-- begin --

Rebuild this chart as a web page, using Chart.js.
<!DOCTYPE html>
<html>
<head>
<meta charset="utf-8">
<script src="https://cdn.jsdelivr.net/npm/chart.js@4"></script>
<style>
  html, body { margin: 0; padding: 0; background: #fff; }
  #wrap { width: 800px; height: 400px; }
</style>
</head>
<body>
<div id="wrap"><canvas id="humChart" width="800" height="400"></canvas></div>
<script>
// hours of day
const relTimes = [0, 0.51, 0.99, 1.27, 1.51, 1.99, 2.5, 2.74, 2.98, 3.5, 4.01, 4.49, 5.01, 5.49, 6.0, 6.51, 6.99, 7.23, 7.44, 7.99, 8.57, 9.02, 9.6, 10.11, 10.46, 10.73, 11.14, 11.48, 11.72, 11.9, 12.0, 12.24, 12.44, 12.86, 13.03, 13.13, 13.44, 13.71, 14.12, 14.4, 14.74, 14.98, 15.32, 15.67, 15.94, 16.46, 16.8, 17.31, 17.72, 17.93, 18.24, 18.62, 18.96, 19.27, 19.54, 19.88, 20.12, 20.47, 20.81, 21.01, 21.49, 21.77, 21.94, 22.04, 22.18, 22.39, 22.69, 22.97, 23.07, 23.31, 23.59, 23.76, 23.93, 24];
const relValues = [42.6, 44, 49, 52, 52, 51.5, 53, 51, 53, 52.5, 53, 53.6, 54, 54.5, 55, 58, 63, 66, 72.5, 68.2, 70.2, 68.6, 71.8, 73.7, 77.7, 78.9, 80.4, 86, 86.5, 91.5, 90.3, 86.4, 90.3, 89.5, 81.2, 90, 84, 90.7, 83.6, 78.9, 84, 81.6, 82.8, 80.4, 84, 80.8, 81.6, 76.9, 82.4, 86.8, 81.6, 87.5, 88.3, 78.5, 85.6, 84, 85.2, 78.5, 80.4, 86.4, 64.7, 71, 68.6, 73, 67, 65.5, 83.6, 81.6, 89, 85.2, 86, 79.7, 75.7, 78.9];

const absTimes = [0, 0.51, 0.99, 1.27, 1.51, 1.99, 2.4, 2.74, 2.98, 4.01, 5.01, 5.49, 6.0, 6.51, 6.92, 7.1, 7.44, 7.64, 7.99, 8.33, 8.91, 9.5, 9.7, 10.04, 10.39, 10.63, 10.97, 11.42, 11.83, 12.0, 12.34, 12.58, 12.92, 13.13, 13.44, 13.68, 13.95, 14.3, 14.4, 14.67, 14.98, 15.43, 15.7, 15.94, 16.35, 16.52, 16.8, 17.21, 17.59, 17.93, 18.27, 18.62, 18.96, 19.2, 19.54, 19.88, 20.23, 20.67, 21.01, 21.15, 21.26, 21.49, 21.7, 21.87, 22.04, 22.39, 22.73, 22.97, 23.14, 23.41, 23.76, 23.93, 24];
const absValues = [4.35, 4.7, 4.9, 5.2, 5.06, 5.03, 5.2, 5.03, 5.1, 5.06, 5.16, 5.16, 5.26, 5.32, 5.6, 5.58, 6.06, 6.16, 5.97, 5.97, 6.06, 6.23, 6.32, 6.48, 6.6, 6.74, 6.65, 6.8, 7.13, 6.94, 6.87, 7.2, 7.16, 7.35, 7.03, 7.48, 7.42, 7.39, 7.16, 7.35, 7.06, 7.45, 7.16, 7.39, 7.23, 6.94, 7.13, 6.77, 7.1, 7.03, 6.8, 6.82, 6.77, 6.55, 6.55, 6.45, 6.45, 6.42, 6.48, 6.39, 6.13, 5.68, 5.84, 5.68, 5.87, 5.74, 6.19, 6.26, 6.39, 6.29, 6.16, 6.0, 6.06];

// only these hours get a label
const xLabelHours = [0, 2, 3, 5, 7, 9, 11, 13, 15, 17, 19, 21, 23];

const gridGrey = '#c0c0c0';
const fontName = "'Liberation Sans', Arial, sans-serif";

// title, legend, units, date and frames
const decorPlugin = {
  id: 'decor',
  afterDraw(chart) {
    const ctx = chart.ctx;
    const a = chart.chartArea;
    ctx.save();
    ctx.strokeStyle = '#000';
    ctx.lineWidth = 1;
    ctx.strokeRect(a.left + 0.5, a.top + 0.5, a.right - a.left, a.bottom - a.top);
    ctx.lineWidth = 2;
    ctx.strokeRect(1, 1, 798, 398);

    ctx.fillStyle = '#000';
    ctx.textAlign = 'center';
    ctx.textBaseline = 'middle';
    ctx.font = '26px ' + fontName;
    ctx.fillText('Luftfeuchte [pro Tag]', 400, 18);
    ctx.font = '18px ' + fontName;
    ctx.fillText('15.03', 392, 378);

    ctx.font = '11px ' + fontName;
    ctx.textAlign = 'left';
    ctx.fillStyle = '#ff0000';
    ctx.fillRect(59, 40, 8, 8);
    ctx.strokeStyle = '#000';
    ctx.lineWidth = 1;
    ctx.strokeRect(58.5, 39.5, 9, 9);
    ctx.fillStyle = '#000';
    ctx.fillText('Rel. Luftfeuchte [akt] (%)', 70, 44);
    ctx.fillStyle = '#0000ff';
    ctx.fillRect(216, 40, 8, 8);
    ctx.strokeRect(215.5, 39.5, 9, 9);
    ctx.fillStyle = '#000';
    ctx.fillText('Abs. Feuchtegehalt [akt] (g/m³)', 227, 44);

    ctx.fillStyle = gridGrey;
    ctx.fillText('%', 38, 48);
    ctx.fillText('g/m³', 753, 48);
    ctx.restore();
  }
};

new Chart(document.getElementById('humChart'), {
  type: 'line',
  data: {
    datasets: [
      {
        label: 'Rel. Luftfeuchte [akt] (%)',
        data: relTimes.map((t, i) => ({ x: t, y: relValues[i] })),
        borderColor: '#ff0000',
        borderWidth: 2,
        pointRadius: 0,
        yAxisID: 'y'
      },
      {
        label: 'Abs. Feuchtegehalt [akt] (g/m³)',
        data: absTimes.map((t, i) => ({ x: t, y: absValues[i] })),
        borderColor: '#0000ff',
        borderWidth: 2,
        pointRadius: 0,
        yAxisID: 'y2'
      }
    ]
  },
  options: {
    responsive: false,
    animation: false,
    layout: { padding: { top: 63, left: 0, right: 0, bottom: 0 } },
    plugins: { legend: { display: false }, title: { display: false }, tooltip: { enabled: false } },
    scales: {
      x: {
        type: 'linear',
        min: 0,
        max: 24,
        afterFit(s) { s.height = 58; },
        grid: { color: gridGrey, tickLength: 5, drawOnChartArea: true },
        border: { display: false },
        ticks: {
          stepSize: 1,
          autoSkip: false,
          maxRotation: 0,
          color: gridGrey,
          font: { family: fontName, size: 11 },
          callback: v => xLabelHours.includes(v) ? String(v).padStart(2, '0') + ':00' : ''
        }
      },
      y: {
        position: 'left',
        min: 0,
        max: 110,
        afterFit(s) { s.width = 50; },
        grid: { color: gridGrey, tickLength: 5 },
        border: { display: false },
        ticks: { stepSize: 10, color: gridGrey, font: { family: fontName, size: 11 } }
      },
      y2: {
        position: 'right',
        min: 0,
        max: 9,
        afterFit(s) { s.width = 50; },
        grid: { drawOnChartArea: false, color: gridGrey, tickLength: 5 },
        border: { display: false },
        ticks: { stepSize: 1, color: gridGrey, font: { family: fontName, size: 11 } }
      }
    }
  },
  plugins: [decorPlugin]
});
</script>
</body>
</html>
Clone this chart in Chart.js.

-- end --

▸ GIVEN INSTRUCTION: Transcribe every record above exactly as it appears.

▸ THE OUTPUT:
Rebuild this chart as a web page, using Chart.js.
<!DOCTYPE html>
<html>
<head>
<meta charset="utf-8">
<script src="https://cdn.jsdelivr.net/npm/chart.js@4"></script>
<style>
  html, body { margin: 0; padding: 0; background: #fff; }
  #wrap { width: 800px; height: 400px; }
</style>
</head>
<body>
<div id="wrap"><canvas id="humChart" width="800" height="400"></canvas></div>
<script>
// hours of day
const relTimes = [0, 0.51, 0.99, 1.27, 1.51, 1.99, 2.5, 2.74, 2.98, 3.5, 4.01, 4.49, 5.01, 5.49, 6.0, 6.51, 6.99, 7.23, 7.44, 7.99, 8.57, 9.02, 9.6, 10.11, 10.46, 10.73, 11.14, 11.48, 11.72, 11.9, 12.0, 12.24, 12.44, 12.86, 13.03, 13.13, 13.44, 13.71, 14.12, 14.4, 14.74, 14.98, 15.32, 15.67, 15.94, 16.46, 16.8, 17.31, 17.72, 17.93, 18.24, 18.62, 18.96, 19.27, 19.54, 19.88, 20.12, 20.47, 20.81, 21.01, 21.49, 21.77, 21.94, 22.04, 22.18, 22.39, 22.69, 22.97, 23.07, 23.31, 23.59, 23.76, 23.93, 24];
const relValues = [42.6, 44, 49, 52, 52, 51.5, 53, 51, 53, 52.5, 53, 53.6, 54, 54.5, 55, 58, 63, 66, 72.5, 68.2, 70.2, 68.6, 71.8, 73.7, 77.7, 78.9, 80.4, 86, 86.5, 91.5, 90.3, 86.4, 90.3, 89.5, 81.2, 90, 84, 90.7, 83.6, 78.9, 84, 81.6, 82.8, 80.4, 84, 80.8, 81.6, 76.9, 82.4, 86.8, 81.6, 87.5, 88.3, 78.5, 85.6, 84, 85.2, 78.5, 80.4, 86.4, 64.7, 71, 68.6, 73, 67, 65.5, 83.6, 81.6, 89, 85.2, 86, 79.7, 75.7, 78.9];

const absTimes = [0, 0.51, 0.99, 1.27, 1.51, 1.99, 2.4, 2.74, 2.98, 4.01, 5.01, 5.49, 6.0, 6.51, 6.92, 7.1, 7.44, 7.64, 7.99, 8.33, 8.91, 9.5, 9.7, 10.04, 10.39, 10.63, 10.97, 11.42, 11.83, 12.0, 12.34, 12.58, 12.92, 13.13, 13.44, 13.68, 13.95, 14.3, 14.4, 14.67, 14.98, 15.43, 15.7, 15.94, 16.35, 16.52, 16.8, 17.21, 17.59, 17.93, 18.27, 18.62, 18.96, 19.2, 19.54, 19.88, 20.23, 20.67, 21.01, 21.15, 21.26, 21.49, 21.7, 21.87, 22.04, 22.39, 22.73, 22.97, 23.14, 23.41, 23.76, 23.93, 24];
const absValues = [4.35, 4.7, 4.9, 5.2, 5.06, 5.03, 5.2, 5.03, 5.1, 5.06, 5.16, 5.16, 5.26, 5.32, 5.6, 5.58, 6.06, 6.16, 5.97, 5.97, 6.06, 6.23, 6.32, 6.48, 6.6, 6.74, 6.65, 6.8, 7.13, 6.94, 6.87, 7.2, 7.16, 7.35, 7.03, 7.48, 7.42, 7.39, 7.16, 7.35, 7.06, 7.45, 7.16, 7.39, 7.23, 6.94, 7.13, 6.77, 7.1, 7.03, 6.8, 6.82, 6.77, 6.55, 6.55, 6.45, 6.45, 6.42, 6.48, 6.39, 6.13, 5.68, 5.84, 5.68, 5.87, 5.74, 6.19, 6.26, 6.39, 6.29, 6.16, 6.0, 6.06];

// only these hours get a label
const xLabelHours = [0, 2, 3, 5, 7, 9, 11, 13, 15, 17, 19, 21, 23];

const gridGrey = '#c0c0c0';
const fontName = "'Liberation Sans', Arial, sans-serif";

// title, legend, units, date and frames
const decorPlugin = {
  id: 'decor',
  afterDraw(chart) {
    const ctx = chart.ctx;
    const a = chart.chartArea;
    ctx.save();
    ctx.strokeStyle = '#000';
    ctx.lineWidth = 1;
    ctx.strokeRect(a.left + 0.5, a.top + 0.5, a.right - a.left, a.bottom - a.top);
    ctx.lineWidth = 2;
    ctx.strokeRect(1, 1, 798, 398);

    ctx.fillStyle = '#000';
    ctx.textAlign = 'center';
    ctx.textBaseline = 'middle';
    ctx.font = '26px ' + fontName;
    ctx.fillText('Luftfeuchte [pro Tag]', 400, 18);
    ctx.font = '18px ' + fontName;
    ctx.fillText('15.03', 392, 378);

    ctx.font = '11px ' + fontName;
    ctx.textAlign = 'left';
    ctx.fillStyle = '#ff0000';
    ctx.fillRect(59, 40, 8, 8);
    ctx.strokeStyle = '#000';
    ctx.lineWidth = 1;
    ctx.strokeRect(58.5, 39.5, 9, 9);
    ctx.fillStyle = '#000';
    ctx.fillText('Rel. Luftfeuchte [akt] (%)', 70, 44);
    ctx.fillStyle = '#0000ff';
    ctx.fillRect(216, 40, 8, 8);
    ctx.strokeRect(215.5, 39.5, 9, 9);
    ctx.fillStyle = '#000';
    ctx.fillText('Abs. Feuchtegehalt [akt] (g/m³)', 227, 44);

    ctx.fillStyle = gridGrey;
    ctx.fillText('%', 38, 48);
    ctx.fillText('g/m³', 753, 48);
    ctx.restore();
  }
};

new Chart(document.getElementById('humChart'), {
  type: 'line',
  data: {
    datasets: [
      {
        label: 'Rel. Luftfeuchte [akt] (%)',
        data: relTimes.map((t, i) => ({ x: t, y: relValues[i] })),
        borderColor: '#ff0000',
        borderWidth: 2,
        pointRadius: 0,
        yAxisID: 'y'
      },
      {
        label: 'Abs. Feuchtegehalt [akt] (g/m³)',
        data: absTimes.map((t, i) => ({ x: t, y: absValues[i] })),
        borderColor: '#0000ff',
        borderWidth: 2,
        pointRadius: 0,
        yAxisID: 'y2'
      }
    ]
  },
  options: {
    responsive: false,
    animation: false,
    layout: { padding: { top: 63, left: 0, right: 0, bottom: 0 } },
    plugins: { legend: { display: false }, title: { display: false }, tooltip: { enabled: false } },
    scales: {
      x: {
        type: 'linear',
        min: 0,
        max: 24,
        afterFit(s) { s.height = 58; },
        grid: { color: gridGrey, tickLength: 5, drawOnChartArea: true },
        border: { display: false },
        ticks: {
          stepSize: 1,
          autoSkip: false,
          maxRotation: 0,
          color: gridGrey,
          font: { family: fontName, size: 11 },
          callback: v => xLabelHours.includes(v) ? String(v).padStart(2, '0') + ':00' : ''
        }
      },
      y: {
        position: 'left',
        min: 0,
        max: 110,
        afterFit(s) { s.width = 50; },
        grid: { color: gridGrey, tickLength: 5 },
        border: { display: false },
        ticks: { stepSize: 10, color: gridGrey, font: { family: fontName, size: 11 } }
      },
      y2: {
        position: 'right',
        min: 0,
        max: 9,
        afterFit(s) { s.width = 50; },
        grid: { drawOnChartArea: false, color: gridGrey, tickLength: 5 },
        border: { display: false },
        ticks: { stepSize: 1, color: gridGrey, font: { family: fontName, size: 11 } }
      }
    }
  },
  plugins: [decorPlugin]
});
</script>
</body>
</html>
Clone this chart in Chart.js.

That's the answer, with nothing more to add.